### Provided data
>> BEGIN

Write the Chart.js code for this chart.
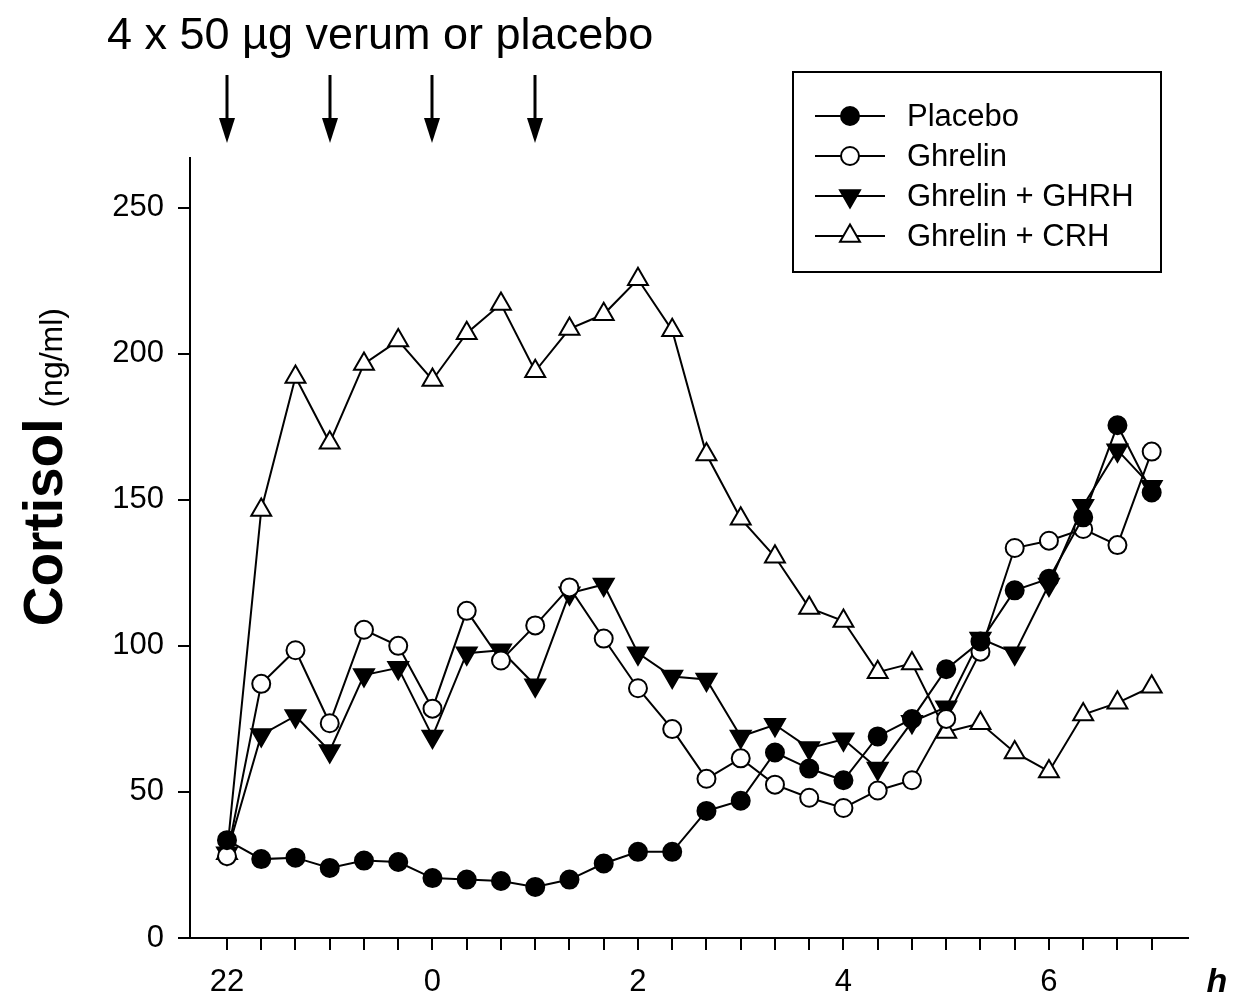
<!doctype html>
<html lang="en">
<head>
    <meta charset="utf-8">
    <title>Cortisol</title>
    <script src="https://cdn.jsdelivr.net/npm/chart.js@4.4.0/dist/chart.umd.min.js"></script>
    <style>
        html, body { margin: 0; padding: 0; background: #fff; }
        #wrap { width: 1238px; height: 1002px; }
    </style>
</head>
<body>
<div id="wrap">
    <canvas id="myChart" width="1238" height="1002"></canvas>
</div>

<script>
    // sampling times, minutes after 22:00
    const minutes = [0, 20, 40, 60, 80, 100, 120, 140, 160, 180, 200, 220, 240, 260,
        280, 300, 320, 340, 360, 380, 400, 420, 440, 460, 480, 500, 520, 540];

    const placebo = [33.5, 27, 27.5, 24, 26.5, 26, 20.5, 20, 19.5, 17.5, 20, 25.5, 29.5, 29.5,
        43.5, 47, 63.5, 58, 54, 69, 75, 92, 101.5, 119, 123, 144, 175.5, 152.5];
    const ghrelin = [28, 87, 98.5, 73.5, 105.5, 100, 78.5, 112, 95, 107, 120, 102.5, 85.5, 71.5,
        54.5, 61.5, 52.5, 48, 44.5, 50.5, 54, 75, 98, 133.5, 136, 140, 134.5, 166.5];
    const ghrelinGhrh = [29, 69.5, 76, 64, 90, 92.5, 69, 97.5, 98.5, 86.5, 118, 121, 97.5, 89.5,
        88.5, 69, 73, 65, 68, 58, 74, 79, 102.5, 97.5, 121, 148, 167, 154.5];
    const ghrelinCrh = [29, 146.5, 192, 169.5, 196.5, 204.5, 191, 207, 217, 194, 208.5, 213.5, 225.5, 208,
        165.5, 143.5, 130.5, 113, 108.5, 91, 94, 70.5, 73.5, 63.5, 57, 76.5, 80.5, 86];

    const xTickMinutes = [0, 120, 240, 360, 480];
    const xTickLabels = ['22', '0', '2', '4', '6'];
    const yTicks = [0, 50, 100, 150, 200, 250];
    const doseMinutes = [0, 60, 120, 180];

    const FONT = "Arial, 'Liberation Sans', sans-serif";

    function pts(values) {
        return values.map((v, i) => ({x: minutes[i], y: v}));
    }

    const series = [
        {label: 'Placebo', data: pts(placebo), pointStyle: 'circle', fill: '#000', radius: 9, rotation: 0},
        {label: 'Ghrelin', data: pts(ghrelin), pointStyle: 'circle', fill: '#fff', radius: 9, rotation: 0},
        {label: 'Ghrelin + GHRH', data: pts(ghrelinGhrh), pointStyle: 'triangle', fill: '#000', radius: 11.5, rotation: 180},
        {label: 'Ghrelin + CRH', data: pts(ghrelinCrh), pointStyle: 'triangle', fill: '#fff', radius: 11.5, rotation: 0}
    ];

    const datasets = series.map(s => ({
        label: s.label,
        data: s.data,
        borderColor: '#000',
        borderWidth: 2,
        backgroundColor: s.fill,
        pointBackgroundColor: s.fill,
        pointBorderColor: '#000',
        pointBorderWidth: 2,
        pointStyle: s.pointStyle,
        pointRadius: s.radius,
        pointRotation: s.rotation,
        tension: 0,
        fill: false
    }));

    // title, dose arrows, y title, legend box and the "h"
    const extras = {
        id: 'extras',
        afterDraw(chart) {
            const ctx = chart.ctx;
            const xs = chart.scales.x;
            ctx.save();
            ctx.fillStyle = '#000';
            ctx.strokeStyle = '#000';

            ctx.font = '45px ' + FONT;
            ctx.textBaseline = 'alphabetic';
            ctx.textAlign = 'left';
            ctx.fillText('4 x 50 \u00b5g verum or placebo', 107, 49);

            doseMinutes.forEach(m => {
                const x = Math.round(xs.getPixelForValue(m));
                ctx.lineWidth = 3;
                ctx.beginPath();
                ctx.moveTo(x, 75);
                ctx.lineTo(x, 124);
                ctx.stroke();
                ctx.beginPath();
                ctx.moveTo(x - 8, 118);
                ctx.lineTo(x + 8, 118);
                ctx.lineTo(x, 143);
                ctx.closePath();
                ctx.fill();
            });

            // y axis title
            const bold = 'bold 55px ' + FONT;
            const normal = '32px ' + FONT;
            ctx.font = bold;
            const wB = ctx.measureText('Cortisol').width;
            ctx.font = normal;
            const wN = ctx.measureText('(ng/ml)').width;
            const gap = 11;
            const total = wB + gap + wN;
            ctx.save();
            ctx.translate(62, 308 + total);
            ctx.rotate(-Math.PI / 2);
            ctx.font = bold;
            ctx.fillText('Cortisol', 0, 0);
            ctx.font = normal;
            ctx.fillText('(ng/ml)', wB + gap, 0);
            ctx.restore();

            // x unit
            ctx.font = 'italic bold 34px ' + FONT;
            ctx.textAlign = 'center';
            ctx.fillText('h', 1217, 992);

            // legend
            ctx.lineWidth = 2;
            ctx.strokeRect(793, 72, 368, 200);
            ctx.textAlign = 'left';
            ctx.textBaseline = 'middle';
            ctx.font = '31px ' + FONT;
            series.forEach((s, i) => {
                const y = 116 + i * 40;
                ctx.lineWidth = 2;
                ctx.strokeStyle = '#000';
                ctx.beginPath();
                ctx.moveTo(815, y);
                ctx.lineTo(885, y);
                ctx.stroke();
                ctx.fillStyle = s.fill;
                Chart.helpers.drawPoint(ctx, {
                    pointStyle: s.pointStyle, radius: s.radius, rotation: s.rotation, borderWidth: 2
                }, 850, y);
                ctx.fillStyle = '#000';
                ctx.fillText(s.label, 907, y + 1);
            });
            ctx.restore();
        }
    };

    const config = {
        type: 'line',
        data: {datasets: datasets},
        options: {
            responsive: false,
            animation: false,
            events: [],
            layout: {padding: {top: 158, right: 50, left: 0, bottom: 0}},
            plugins: {
                legend: {display: false},
                tooltip: {enabled: false},
                title: {display: false}
            },
            scales: {
                x: {
                    type: 'linear',
                    min: -21.6,
                    max: 561.2,
                    afterBuildTicks: (scale) => {
                        scale.ticks = minutes.map(v => ({value: v}));
                    },
                    afterFit: (scale) => {
                        scale.height = 64;
                    },
                    ticks: {
                        autoSkip: false,
                        maxRotation: 0,
                        padding: 14,
                        color: '#000',
                        font: {family: FONT, size: 31},
                        callback: (value) => {
                            const k = xTickMinutes.indexOf(value);
                            return k >= 0 ? xTickLabels[k] : '';
                        }
                    },
                    grid: {display: true, drawOnChartArea: false, drawTicks: true, tickLength: 12, color: '#000', lineWidth: 2},
                    border: {display: true, color: '#000', width: 2}
                },
                y: {
                    min: 0,
                    max: 267,
                    afterBuildTicks: (scale) => {
                        scale.ticks = yTicks.map(v => ({value: v}));
                    },
                    afterFit: (scale) => {
                        scale.width = 190;
                    },
                    ticks: {
                        padding: 14,
                        color: '#000',
                        font: {family: FONT, size: 31}
                    },
                    grid: {display: true, drawOnChartArea: false, drawTicks: true, tickLength: 12, color: '#000', lineWidth: 2},
                    border: {display: true, color: '#000', width: 2}
                }
            }
        },
        plugins: [extras]
    };

    const myChart = new Chart(document.getElementById('myChart'), config);
</script>
</body>
</html>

>> END

### Task to carry out
Copy the material exactly. Do not include the pictures.

### Exercise output
Write the Chart.js code for this chart.
<!doctype html>
<html lang="en">
<head>
    <meta charset="utf-8">
    <title>Cortisol</title>
    <script src="https://cdn.jsdelivr.net/npm/chart.js@4.4.0/dist/chart.umd.min.js"></script>
    <style>
        html, body { margin: 0; padding: 0; background: #fff; }
        #wrap { width: 1238px; height: 1002px; }
    </style>
</head>
<body>
<div id="wrap">
    <canvas id="myChart" width="1238" height="1002"></canvas>
</div>

<script>
    // sampling times, minutes after 22:00
    const minutes = [0, 20, 40, 60, 80, 100, 120, 140, 160, 180, 200, 220, 240, 260,
        280, 300, 320, 340, 360, 380, 400, 420, 440, 460, 480, 500, 520, 540];

    const placebo = [33.5, 27, 27.5, 24, 26.5, 26, 20.5, 20, 19.5, 17.5, 20, 25.5, 29.5, 29.5,
        43.5, 47, 63.5, 58, 54, 69, 75, 92, 101.5, 119, 123, 144, 175.5, 152.5];
    const ghrelin = [28, 87, 98.5, 73.5, 105.5, 100, 78.5, 112, 95, 107, 120, 102.5, 85.5, 71.5,
        54.5, 61.5, 52.5, 48, 44.5, 50.5, 54, 75, 98, 133.5, 136, 140, 134.5, 166.5];
    const ghrelinGhrh = [29, 69.5, 76, 64, 90, 92.5, 69, 97.5, 98.5, 86.5, 118, 121, 97.5, 89.5,
        88.5, 69, 73, 65, 68, 58, 74, 79, 102.5, 97.5, 121, 148, 167, 154.5];
    const ghrelinCrh = [29, 146.5, 192, 169.5, 196.5, 204.5, 191, 207, 217, 194, 208.5, 213.5, 225.5, 208,
        165.5, 143.5, 130.5, 113, 108.5, 91, 94, 70.5, 73.5, 63.5, 57, 76.5, 80.5, 86];

    const xTickMinutes = [0, 120, 240, 360, 480];
    const xTickLabels = ['22', '0', '2', '4', '6'];
    const yTicks = [0, 50, 100, 150, 200, 250];
    const doseMinutes = [0, 60, 120, 180];

    const FONT = "Arial, 'Liberation Sans', sans-serif";

    function pts(values) {
        return values.map((v, i) => ({x: minutes[i], y: v}));
    }

    const series = [
        {label: 'Placebo', data: pts(placebo), pointStyle: 'circle', fill: '#000', radius: 9, rotation: 0},
        {label: 'Ghrelin', data: pts(ghrelin), pointStyle: 'circle', fill: '#fff', radius: 9, rotation: 0},
        {label: 'Ghrelin + GHRH', data: pts(ghrelinGhrh), pointStyle: 'triangle', fill: '#000', radius: 11.5, rotation: 180},
        {label: 'Ghrelin + CRH', data: pts(ghrelinCrh), pointStyle: 'triangle', fill: '#fff', radius: 11.5, rotation: 0}
    ];

    const datasets = series.map(s => ({
        label: s.label,
        data: s.data,
        borderColor: '#000',
        borderWidth: 2,
        backgroundColor: s.fill,
        pointBackgroundColor: s.fill,
        pointBorderColor: '#000',
        pointBorderWidth: 2,
        pointStyle: s.pointStyle,
        pointRadius: s.radius,
        pointRotation: s.rotation,
        tension: 0,
        fill: false
    }));

    // title, dose arrows, y title, legend box and the "h"
    const extras = {
        id: 'extras',
        afterDraw(chart) {
            const ctx = chart.ctx;
            const xs = chart.scales.x;
            ctx.save();
            ctx.fillStyle = '#000';
            ctx.strokeStyle = '#000';

            ctx.font = '45px ' + FONT;
            ctx.textBaseline = 'alphabetic';
            ctx.textAlign = 'left';
            ctx.fillText('4 x 50 \u00b5g verum or placebo', 107, 49);

            doseMinutes.forEach(m => {
                const x = Math.round(xs.getPixelForValue(m));
                ctx.lineWidth = 3;
                ctx.beginPath();
                ctx.moveTo(x, 75);
                ctx.lineTo(x, 124);
                ctx.stroke();
                ctx.beginPath();
                ctx.moveTo(x - 8, 118);
                ctx.lineTo(x + 8, 118);
                ctx.lineTo(x, 143);
                ctx.closePath();
                ctx.fill();
            });

            // y axis title
            const bold = 'bold 55px ' + FONT;
            const normal = '32px ' + FONT;
            ctx.font = bold;
            const wB = ctx.measureText('Cortisol').width;
            ctx.font = normal;
            const wN = ctx.measureText('(ng/ml)').width;
            const gap = 11;
            const total = wB + gap + wN;
            ctx.save();
            ctx.translate(62, 308 + total);
            ctx.rotate(-Math.PI / 2);
            ctx.font = bold;
            ctx.fillText('Cortisol', 0, 0);
            ctx.font = normal;
            ctx.fillText('(ng/ml)', wB + gap, 0);
            ctx.restore();

            // x unit
            ctx.font = 'italic bold 34px ' + FONT;
            ctx.textAlign = 'center';
            ctx.fillText('h', 1217, 992);

            // legend
            ctx.lineWidth = 2;
            ctx.strokeRect(793, 72, 368, 200);
            ctx.textAlign = 'left';
            ctx.textBaseline = 'middle';
            ctx.font = '31px ' + FONT;
            series.forEach((s, i) => {
                const y = 116 + i * 40;
                ctx.lineWidth = 2;
                ctx.strokeStyle = '#000';
                ctx.beginPath();
                ctx.moveTo(815, y);
                ctx.lineTo(885, y);
                ctx.stroke();
                ctx.fillStyle = s.fill;
                Chart.helpers.drawPoint(ctx, {
                    pointStyle: s.pointStyle, radius: s.radius, rotation: s.rotation, borderWidth: 2
                }, 850, y);
                ctx.fillStyle = '#000';
                ctx.fillText(s.label, 907, y + 1);
            });
            ctx.restore();
        }
    };

    const config = {
        type: 'line',
        data: {datasets: datasets},
        options: {
            responsive: false,
            animation: false,
            events: [],
            layout: {padding: {top: 158, right: 50, left: 0, bottom: 0}},
            plugins: {
                legend: {display: false},
                tooltip: {enabled: false},
                title: {display: false}
            },
            scales: {
                x: {
                    type: 'linear',
                    min: -21.6,
                    max: 561.2,
                    afterBuildTicks: (scale) => {
                        scale.ticks = minutes.map(v => ({value: v}));
                    },
                    afterFit: (scale) => {
                        scale.height = 64;
                    },
                    ticks: {
                        autoSkip: false,
                        maxRotation: 0,
                        padding: 14,
                        color: '#000',
                        font: {family: FONT, size: 31},
                        callback: (value) => {
                            const k = xTickMinutes.indexOf(value);
                            return k >= 0 ? xTickLabels[k] : '';
                        }
                    },
                    grid: {display: true, drawOnChartArea: false, drawTicks: true, tickLength: 12, color: '#000', lineWidth: 2},
                    border: {display: true, color: '#000', width: 2}
                },
                y: {
                    min: 0,
                    max: 267,
                    afterBuildTicks: (scale) => {
                        scale.ticks = yTicks.map(v => ({value: v}));
                    },
                    afterFit: (scale) => {
                        scale.width = 190;
                    },
                    ticks: {
                        padding: 14,
                        color: '#000',
                        font: {family: FONT, size: 31}
                    },
                    grid: {display: true, drawOnChartArea: false, drawTicks: true, tickLength: 12, color: '#000', lineWidth: 2},
                    border: {display: true, color: '#000', width: 2}
                }
            }
        },
        plugins: [extras]
    };

    const myChart = new Chart(document.getElementById('myChart'), config);
</script>
</body>
</html>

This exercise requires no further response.